The projection argument cuts both ways. Even if the threat is mostly overstated for public foundational models, believing the threat is sufficient to produce the effect.

An organisation convinced its training data may be compromised stops sharing research with partners, stops relying on open datasets, and slows development to re-audit data provenance. The attacker need not have touched the data. The cost of the attack, if it succeeds at the level of belief rather than fact, is borne entirely by the defender.

The honest summary is that the threat is real in some domains and overstated in others. For large public foundational models, poisoning is technically possible but operationally expensive, hard to attribute to an adversary rather than ordinary data quality, and more useful as a defensive talking point than as a demonstrated attack. For small classified datasets, particularly acoustic, radar, and biometric systems where the training corpus runs to thousands of files rather than trillions, it is a plausible and in some cases documented concern. The dramatic version involves nuclear silos and invisible armies. The operational version is closer to corrupting the audio library on one ship’s sonar system.

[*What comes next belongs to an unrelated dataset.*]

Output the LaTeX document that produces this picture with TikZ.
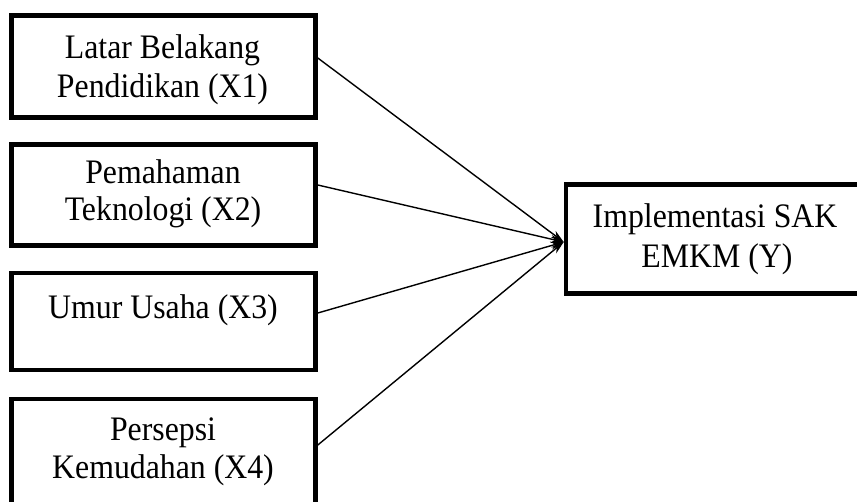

Protecting the training pipeline¶

Treating the training set as an attack surface in its own right, with the same scrutiny applied to inputs at inference. Data that came from untrusted sources carries untrusted intent into the next model version.

Reviewing what feeds a retrain loop, and how automatically it feeds it. A loop that ingests production events and ships a new model without a sampling check gives an attacker a direct line from behaviour to weights.

Watching aggregate output distributions across model versions rather than individual decisions. Targeted poisoning hides in stable headline accuracy; a shift concentrated in one region of the input space is more visible in the distribution than in any single case.

Holding back a trusted, curated evaluation set that the attacker cannot influence, and scoring each candidate model against it before promotion. A model that regressed only on the trusted set has been moved by something in the live data.